A common complaint with most of today's movies is that they don't challenge the audience enough. Inception is the exception...almost to a fault. On more than one occasion, I heard feedback from moviegoers along the lines of "I liked it, but I couldn't quite figure out what was going on". That ability to impress (even while managing to somewhat alienate) translated into powerful word-of-mouth buzz, which, combined with strong reviews and repeat business derived from the gotta-see-it-again-to-suss-out-the-plot's-complexities factor, led to huge box office for the film. Many critics just downright hated it because of its labyrinthian storytelling (sprawled out over an also demanding 148 minutes), the best of which has to be Rex Reed's hilariously scathing review here.
Clearly, it's writer/director Christopher Nolan's recent strong track record at helming films that make a boatload of cash for their studio (like The Dark Knight) that convinced Warner Brothers to cough up the reported $160 million budget for such a high-risk project, which Nolan has been working on since 2002. Despite its over-ambitious narrative leanings, Inception does look quite amazing, between the numerous globe-trotting backdrops (New York City, Buenos Aires, Mumbai, Tokyo, Los Angeles, Tangiers, London, Paris, and Calgary, subbing for the Alps) and impressive, original special effects. Nolan's dream world allows for mind-bending visuals like shapeshifting landscapes and a trippy one-on-one battle in a hotel in both inverted and zero gravity. The director insisted on keeping CGI to a minimum, leading to the building of three sets alone that were used for the hotel scenes, including one set that housed a rotating 100-foot hallway.

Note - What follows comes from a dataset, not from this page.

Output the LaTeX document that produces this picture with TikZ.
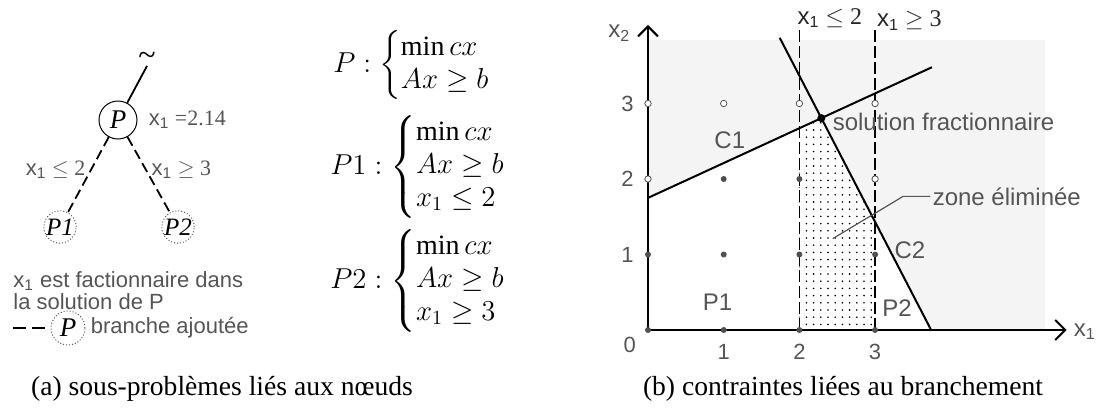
\documentclass[tikz,border=0pt]{standalone}
\usepackage{fontspec}
\setmainfont{Liberation Serif}
\setsansfont{Liberation Sans}
\usepackage{amsmath}
\usetikzlibrary{arrows.meta,positioning,patterns.meta}
\definecolor{lblgray}{RGB}{85,85,85}
\definecolor{bggray}{RGB}{244,244,244}
\definecolor{ptgray}{RGB}{80,80,80}
\newcommand{\xone}{\textsf{x\textsubscript{1}}}
\tikzdeclarepattern{
  name=sdots,
  type=uncolored,
  bottom left={(-1pt,-1pt)},
  top right={(1pt,1pt)},
  tile size={(3.6pt,3.6pt)},
  code={\fill (0pt,0pt) circle (0.45pt);}
}
\tikzset{
  nd/.style={circle,draw,line width=0.5pt,inner sep=0pt,minimum size=19pt,
             font=\fontsize{13.5}{13.5}\selectfont\itshape},
  ndnew/.style={nd,draw=lblgray,densely dotted,minimum size=16pt,
                font=\fontsize{12.5}{12.5}\selectfont\itshape},
  brch/.style={line width=0.9pt,dash pattern=on 5pt off 2.5pt},
  tlbl/.style={font=\fontsize{11}{11}\selectfont,text=lblgray,inner sep=1pt},
  note/.style={font=\sffamily\fontsize{11}{11}\selectfont,text=lblgray,
               inner sep=0pt,align=left},
  lbl/.style={font=\sffamily\fontsize{12}{12}\selectfont,text=lblgray,inner sep=1pt},
  ticklbl/.style={font=\sffamily\fontsize{11}{11}\selectfont,text=lblgray,inner sep=0pt},
  sys/.style={font=\fontsize{14}{13.75}\selectfont,inner sep=0pt,anchor=west},
  captxt/.style={font=\fontsize{13.8}{14}\selectfont,inner sep=0pt},
  axisarr/.style={line width=1pt,-{Straight Barb[length=5pt,width=10pt]}},
  cutline/.style={line width=0.9pt,dash pattern=on 6pt off 2pt},
  ipt/.style={circle,fill=ptgray,inner sep=0pt,minimum size=3pt},
  opt/.style={circle,draw=ptgray,fill=white,line width=0.4pt,inner sep=0pt,minimum size=3.2pt},
}

\begin{document}
\begin{tikzpicture}[x=0.5pt,y=-0.5pt]
  \useasboundingbox (0,0) rectangle (1101,418);

  % (a) search tree
  \node[nd] (nP) at (118,120) {P};
  \node[inner sep=0pt,anchor=south,font=\fontsize{16}{16}\selectfont] (ntilde) at (147,66) {\textasciitilde};
  \node[ndnew] (nP1) at (60,227) {P1};
  \node[ndnew] (nP2) at (178,227) {P2};
  \draw[line width=0.9pt] (ntilde.south) -- (nP);
  \draw[brch] (nP) -- node[tlbl,left,yshift=2.5pt]{\xone{} $\leq$ 2} (nP1);
  \draw[brch] (nP) -- node[tlbl,right,yshift=2.5pt]{\xone{} $\geq$ 3} (nP2);
  \node[tlbl,right=4.5pt of nP] (nval) {\xone{} =2.14};

  \node[note,anchor=north west] (nnote) at (13,271)
       {x\textsubscript{1} est factionnaire dans\\la solution de P};
  \coordinate (leg0) at (13,328);
  \node[ndnew,minimum size=17pt,font=\fontsize{13.5}{13.5}\selectfont\itshape] (nleg) at (68,328) {P};
  \draw[line width=0.9pt,dash pattern=on 6.5pt off 3pt] (leg0) -- (nleg);
  \node[note,right=2.5pt of nleg] (nlegtxt) {branche ajoutée};

  % sub-problems
  \node[sys] (sP) at (333,65) {$P : \begin{cases}\min cx\\ Ax\geq b\end{cases}$};
  \node[sys] (sP1) at (330,167) {$P1 : \begin{cases}\min cx\\ Ax\geq b\\ x_1\leq 2\end{cases}$};
  \node[sys] (sP2) at (330,281) {$P2 : \begin{cases}\min cx\\ Ax\geq b\\ x_1\geq 3\end{cases}$};

  \node[captxt] (capa) at (222,389) {(a) sous-problèmes liés aux nœuds};
  \node[captxt] (capb) at (843,389) {(b) contraintes liées au branchement};

  % (b) branching constraints
  \begin{scope}[shift={(648,330)},x=37.85pt,y=37.75pt]
    \fill[bggray] (0,0) rectangle (5.24,3.84);
    \coordinate (sol) at (2.29,2.806);
    \fill[white] (0,0) -- (0,1.75) -- (sol) -- (3.74,0) -- cycle;
    \fill[pattern=sdots] (2,0) -- (2,2.673) -- (sol) -- (3,1.44) -- (3,0) -- cycle;
    \draw[line width=1pt] (0,1.75) -- (3.75,3.48);
    \draw[line width=1pt] (1.74,3.87) -- (3.74,0);
    \draw[cutline] (2,0) -- (2,3.97);
    \draw[cutline] (3,0) -- (3,4.0);
    \node[tlbl,text=black!85,anchor=west,inner sep=0pt,font=\fontsize{12}{12}\selectfont] (ncut2) at (1.97,4.13) {\xone{} $\leq$ 2};
    \node[tlbl,text=black!85,anchor=west,inner sep=0pt,font=\fontsize{12}{12}\selectfont] (ncut3) at (3.02,4.10) {\xone{} $\geq$ 3};
    \draw[axisarr] (0,0) -- (5.53,0);
    \draw[axisarr] (0,0) -- (0,4.04);
    \node[lbl] (nx1) at (5.77,-0.02) {x\textsubscript{1}};
    \node[lbl] (nx2) at (-0.38,3.93) {x\textsubscript{2}};

    \foreach \i in {1,2,3}{
      \node[ticklbl] (tx\i) at (\i,-0.29) {\i};
      \node[ticklbl] (ty\i) at (-0.27,\i) {\i};
    }
    \node[ticklbl] (t0) at (-0.24,-0.2) {0};

    \foreach \x/\y in {0/0,1/0,2/0,3/0,0/1,1/1,2/1,3/1,1/2,2/2}
      \node[ipt] (pt\x\y) at (\x,\y) {};
    \foreach \x/\y in {0/2,3/2,0/3,1/3,2/3,3/3}
      \node[opt] (pt\x\y) at (\x,\y) {};
    \fill (sol) circle (2pt);

    \node[lbl] (nC1) at (1.08,2.52) {C1};
    \node[lbl] (nC2) at (3.46,1.06) {C2};
    \node[lbl] (nP1g) at (0.92,0.37) {P1};
    \node[lbl] (nP2g) at (3.29,0.29) {P2};
    \node[lbl,right=4.5pt of sol,yshift=-2pt] (nsol) {solution fractionnaire};
    \node[lbl,anchor=west] (nzone) at (3.73,1.77) {zone éliminée};
    \coordinate (zin) at (2.44,1.21);
    \draw[lblgray,line width=0.6pt] (nzone.west) -- ++(-0.36,0) -- (zin);
  \end{scope}
\end{tikzpicture}
\end{document}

As much as I can sum up the multi-layered, high-concept story in one paragraph, here it is: Don Cobb (played by Leonardo DiCaprio) is an expert hired by captains of industry to infiltrate the dreams of other corporate heavyweights to steal their ideas. His team consists of long-time associate Arthur (played by Joseph Gordon-Levitt), a man skilled in the arts of deception named Eames (played by British actor Tom Hardy), a chemistry wizard (played by Dileep Rao) who oversees the placement and extraction of the team into the dream realm, and Ellen Page's character, Ariadne. She's the newest recruit, a young and gifted architecture student for Cobb to mentor who is taught how the dream-hijacking world operates (which, in turn, helps school the viewer) and who will instill her expertise to help create the layouts of the dreams. The outfit is hired by Mr. Saito (Ken Watanabe's character) to slip into the dreams of one of his corporate rivals (played by Cillian Murphy) and not extract information already present, but implant an idea that will ultimately benefit Saito financially. The catch: such a feat (known as "inception") has never been successfully accomplished. If Cobb and his team can pull the job off it will also allow him to reunite with his family after a forced exile from America due to circumstances I won't disclose. Tied into that subplot are Cobb's periodic encounters with his unstable wife, Mal, played by Marion Cotillard in full-on femme fatale mode. Oddly, there are incredibly coincidental elements of the relationship Cobb has with his wife in this movie as there were with DiCaprio's character and his spouse in his last film from earlier this year, Shutter Island.
Good performances all-around and a surprisingly liberal use of action help to dilute the mildly abrasive effects of the movie's high-minded plot machinations, which, at one point, is balancing four concurrent stories involving a dream within a dream within another dream. Inception isn't quite as wholly original as critical and public reaction might have lead you to believe, with Nolan employing several well-worn movie ideas: the use of a team of thieves, each with their own specialty, is heist movie 101, there's Cobb's "one last big job before I retire" offer, and the scenes in the Alps are straight out of a James Bond movie. Films such as Blade Runner, The Matrix, and Fight Club also have their fingerprints all over this one. As mentioned, many feel a second (or more) viewing is necessary to digest all that Inception has to offer. I liked it well enough, just not enough to devote another two-and-a-half hours of my life to sitting down with it again.